Homewood Campus Tour
 
Gilman Hall

Gilman Hall was designed by Douglas Thomas (AB 1893) of Parker, Thomas, and Rice, the firm that had won the 1904 competition for an overall campus design. The first major academic building on campus, it was carefully based upon Homewood House, beginning the tradition of Georgian academic buildings on campus. Construction began in 1913, and the building was dedicated on May 21, 1915, and named for Daniel Coit Gilman, the first president of The Johns Hopkins University. For many years, Gilman Hall was the central academic building on campus.

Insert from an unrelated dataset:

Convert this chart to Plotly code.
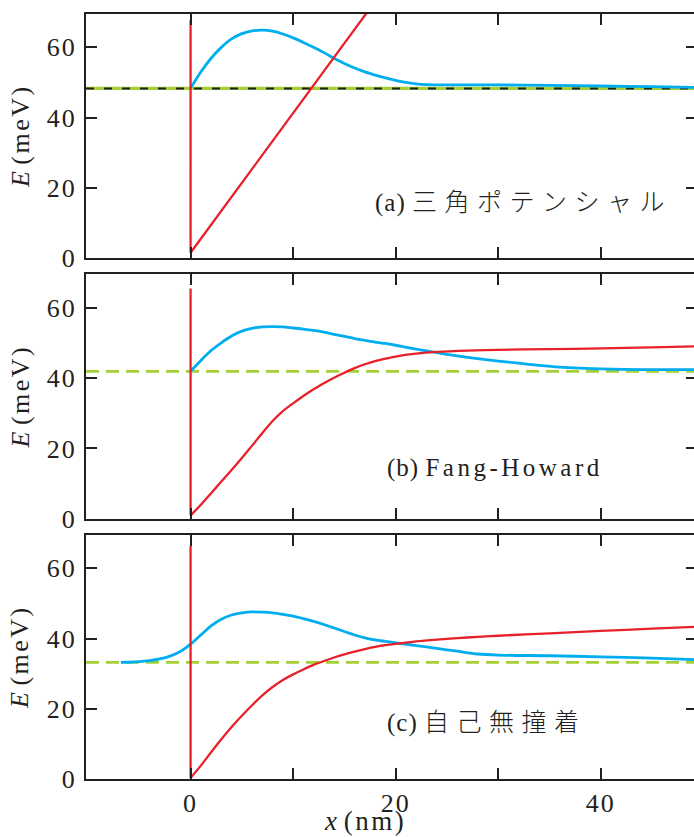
import plotly.graph_objects as go

# ---------------- data ----------------
X_MIN, X_MAX = -10.2, 49.1
E_MAX = 69.5

# eigen-energy levels (meV)
level_a = 48.3
level_b = 41.9
level_c = 33.2

# (a) triangular potential
pot_a_x = [0, 0, 17.6]
pot_a_y = [67.7, 1.5, 71.5]
wf_a_x = [0, 1, 2, 3, 4, 5, 6, 7, 8, 9, 10, 11, 12, 13, 14, 15, 16, 17, 18, 19, 20,
          21, 22, 23, 25, 30, 35, 40, 45, 49.1]
wf_a_y = [48.4, 53.0, 56.9, 60.0, 62.4, 63.9, 64.7, 64.9, 64.6, 63.8, 62.7, 61.4, 60.0,
          58.5, 56.9, 55.4, 54.1, 53.0, 52.1, 51.3, 50.6, 50.0, 49.6, 49.4, 49.3, 49.3,
          49.2, 49.0, 48.8, 48.6]

# (b) Fang-Howard
pot_b_x = [0, 0, 1, 2, 3, 4, 5, 6, 7, 8, 9, 10, 11, 12, 13, 14, 15, 16, 17, 18, 19, 20,
           22, 24, 27, 30, 35, 40, 45, 49.1]
pot_b_y = [65.4, 1.0, 4.0, 7.3, 10.6, 13.9, 17.3, 20.8, 24.4, 27.8, 30.6, 32.8, 34.9,
           36.8, 38.5, 40.1, 41.5, 42.8, 43.9, 44.8, 45.5, 46.1, 46.9, 47.4, 47.8, 48.0,
           48.2, 48.4, 48.7, 49.0]
wf_b_x = [0, 1, 2, 3, 4, 5, 6, 7, 8, 9, 10, 11, 12, 13, 14, 15, 16, 17, 18, 19, 20,
          22, 24, 26, 28, 30, 32, 34, 36, 38, 40, 44, 49.1]
wf_b_y = [41.9, 45.0, 47.8, 50.0, 51.9, 53.3, 54.1, 54.5, 54.6, 54.5, 54.2, 53.9, 53.5,
          53.0, 52.4, 51.8, 51.2, 50.7, 50.2, 49.8, 49.3, 48.2, 47.2, 46.3, 45.5, 44.8,
          44.2, 43.6, 43.1, 42.8, 42.6, 42.4, 42.4]

# (c) self-consistent
pot_c_x = [0, 0, 1, 2, 3, 4, 5, 6, 7, 8, 9, 10, 11, 12, 13, 14, 15, 16, 17, 18, 19, 20,
           22, 24, 26, 28, 30, 35, 40, 45, 49.1]
pot_c_y = [66.4, 0.3, 3.8, 7.6, 11.3, 14.8, 18.0, 21.0, 23.8, 26.2, 28.2, 29.8, 31.2,
           32.5, 33.6, 34.6, 35.5, 36.3, 37.0, 37.6, 38.1, 38.5, 39.2, 39.7, 40.1, 40.5,
           40.8, 41.5, 42.2, 42.8, 43.3]
wf_c_x = [-6.8, -6, -5, -4, -3, -2, -1, 0, 1, 2, 3, 4, 5, 6, 7, 8, 9, 10, 11, 12, 13,
          14, 15, 16, 17, 18, 19, 20, 22, 24, 26, 28, 30, 35, 40, 45, 49.1]
wf_c_y = [33.2, 33.25, 33.4, 33.7, 34.2, 35.0, 36.3, 38.4, 41.0, 43.6, 45.5, 46.7, 47.3,
          47.6, 47.5, 47.3, 46.9, 46.4, 45.7, 44.9, 44.0, 43.0, 42.0, 41.0, 40.2, 39.6,
          39.2, 38.8, 38.0, 37.2, 36.4, 35.6, 35.3, 35.1, 34.8, 34.4, 34.0]

y_ticks = [0, 20, 40, 60]
y_tick_text = ["0", "20", "40", "60"]
x_ticks = [0, 10, 20, 30, 40]
x_tick_text = ["0", "", "20", "", "40"]

panel_labels = ["(a) 三角ポテンシャル", "(b) Fang-Howard", "(c) 自己無撞着"]

# ---------------- style ----------------
RED = "#e8202a"
BLUE = "#00aeef"
GREEN = "#a6ce39"
INK = "#231f20"
SERIF = "Liberation Serif"

W, H = 694, 837
ML, MT, MB = 86, 14, 58
domains = [[0.681, 1.0], [0.340, 0.660], [0.0, 0.319]]

def spaced(t, px):
    return "<span style='letter-spacing:%spx'>%s</span>" % (px, t)

fig = go.Figure()

def line(x, y, color, width, dash="solid", axis=1, shape="linear"):
    sfx = "" if axis == 1 else str(axis)
    fig.add_trace(go.Scatter(x=x, y=y, mode="lines",
                             line=dict(color=color, width=width, dash=dash,
                                       shape=shape, smoothing=0.8),
                             xaxis="x" + sfx, yaxis="y" + sfx,
                             hoverinfo="skip", showlegend=False))

# panel a
line([X_MIN, X_MAX], [level_a, level_a], GREEN, 3.2, axis=1)
line([X_MIN, X_MAX], [level_a, level_a], INK, 2, dash="8px,10px", axis=1)
line(wf_a_x, wf_a_y, BLUE, 2.8, axis=1, shape="spline")
line(pot_a_x, pot_a_y, RED, 2.3, axis=1)
# panel b
line([X_MIN, X_MAX], [level_b, level_b], GREEN, 2.8, dash="13px,7px", axis=2)
line(wf_b_x, wf_b_y, BLUE, 2.8, axis=2, shape="spline")
line(pot_b_x[:2], pot_b_y[:2], RED, 2.3, axis=2)
line(pot_b_x[1:], pot_b_y[1:], RED, 2.3, axis=2, shape="spline")
# panel c
line([X_MIN, X_MAX], [level_c, level_c], GREEN, 2.8, dash="13px,7px", axis=3)
line(wf_c_x, wf_c_y, BLUE, 2.8, axis=3, shape="spline")
line(pot_c_x[:2], pot_c_y[:2], RED, 2.3, axis=3)
line(pot_c_x[1:], pot_c_y[1:], RED, 2.3, axis=3, shape="spline")

tickfont = dict(family=SERIF, size=26, color=INK)
layout = dict(width=W, height=H, margin=dict(l=ML, r=0, t=MT, b=MB),
              paper_bgcolor="white", plot_bgcolor="white", showlegend=False,
              font=dict(family=SERIF, color=INK))

for i in range(3):
    sfx = "" if i == 0 else str(i + 1)
    last = (i == 2)
    layout["xaxis" + sfx] = dict(
        range=[X_MIN, X_MAX], anchor="y" + sfx, domain=[0, 1],
        showline=True, linecolor=INK, linewidth=2, mirror="ticks",
        ticks="inside", ticklen=11, tickwidth=2, tickcolor=INK,
        tickvals=x_ticks, ticktext=[spaced(t, 2) for t in x_tick_text],
        showticklabels=last, tickfont=tickfont, ticklabelstandoff=0,
        showgrid=False, zeroline=False, fixedrange=True,
    )
    layout["yaxis" + sfx] = dict(
        range=[0, E_MAX], anchor="x" + sfx, domain=domains[i],
        showline=True, linecolor=INK, linewidth=2, mirror=False,
        ticks="inside", ticklen=11, tickwidth=2, tickcolor=INK,
        tickvals=y_ticks, ticktext=[spaced(t, 2) for t in y_tick_text],
        tickfont=tickfont, ticklabelstandoff=2,
        showgrid=False, zeroline=False, fixedrange=True,
    )
    layout["yaxis" + str(i + 4)] = dict(
        range=[0, E_MAX], overlaying="y" + sfx, anchor="x" + sfx, side="right",
        showline=False, ticks="inside", ticklen=8, tickwidth=2, tickcolor=INK,
        tickvals=y_ticks, showticklabels=False,
        showgrid=False, zeroline=False, fixedrange=True,
    )

fig.update_layout(**layout)

for i in range(3):
    sfx = "" if i == 0 else str(i + 1)
    fig.add_trace(go.Scatter(x=[None], y=[None], xaxis="x" + sfx, yaxis="y" + str(i + 4),
                             showlegend=False, hoverinfo="skip"))

plot_w = W - ML
ann = []
for i in range(3):
    sfx = "" if i == 0 else str(i + 1)
    ann.append(dict(text="<i>E</i> " + spaced("(meV)", 2.5),
                    textangle=-90, xref="paper",
                    x=(20 - ML) / plot_w, xanchor="center",
                    yref="y" + sfx + " domain", y=0.5, yanchor="middle",
                    showarrow=False, font=dict(family=SERIF, size=26, color=INK)))

label_pos = [(17.8, 16.5), (19.0, 14.4), (19.0, 16.9)]
for i, (t, (lx, ly)) in enumerate(zip(panel_labels, label_pos)):
    sfx = "" if i == 0 else str(i + 1)
    head, tail = t.split(" ", 1)
    if i == 1:
        txt = spaced(head, 1) + " " + spaced(tail, 3.5)
        fnt = dict(family=SERIF, size=25, color=INK)
    else:
        txt = spaced(head, 1) + " <span style='font-family:Noto Sans CJK JP;font-weight:300;letter-spacing:7.5px'>%s</span>" % tail
        fnt = dict(family=SERIF, size=25, color=INK)
    ann.append(dict(text=txt, xref="x" + sfx, yref="y" + sfx, x=lx, y=ly,
                    xanchor="left", yanchor="middle", showarrow=False, font=fnt))

ann.append(dict(text="<i>x</i> " + spaced("(nm)", 2.5), xref="x3", yref="paper",
                x=17.0, y=-0.0555, xanchor="center", yanchor="middle", showarrow=False,
                font=dict(family=SERIF, size=27, color=INK)))

fig.update_layout(annotations=ann)

fig.write_html("out.html", config={"displayModeBar": False, "staticPlot": True})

Combining classrooms, seminar rooms, offices and libraries for all of the humanities and social sicences departments, the building was a unique experiment in the combination of research and teaching. Today, Gilman Hall still houses most of the humanities departments, as well as a bank, the campus bookstore and post office, and overflow library stacks.

The main reading room, on the second floor of the building, was named in honor of Albert D. Hutzler (AB 1909, trustee 1951-61), in November 1965. Hutzler was one of the founding members of the Friends of the Library and led the fundraising campaign for the Milton S. Eisenhower Library. This room, now known as the Hutzler Undergraduate Library, contains one of the building's most striking features, the nineteen stained glass windows bearing the names and seals of fifteenth- century European printers. These were given in 1930 by Mary King Carey, in memory of her father, Francis T. King, one of the University's original trustees.

In addition to housing several academic departments affiliated with the School of Arts and Sciences, Gilman Hall houses a U.S. Post Office, M T Bank, JH Mail Distribution and Transport Services, the Johns Hopkins University Bookcenter and the Johns Hopkins Federal Credit Union.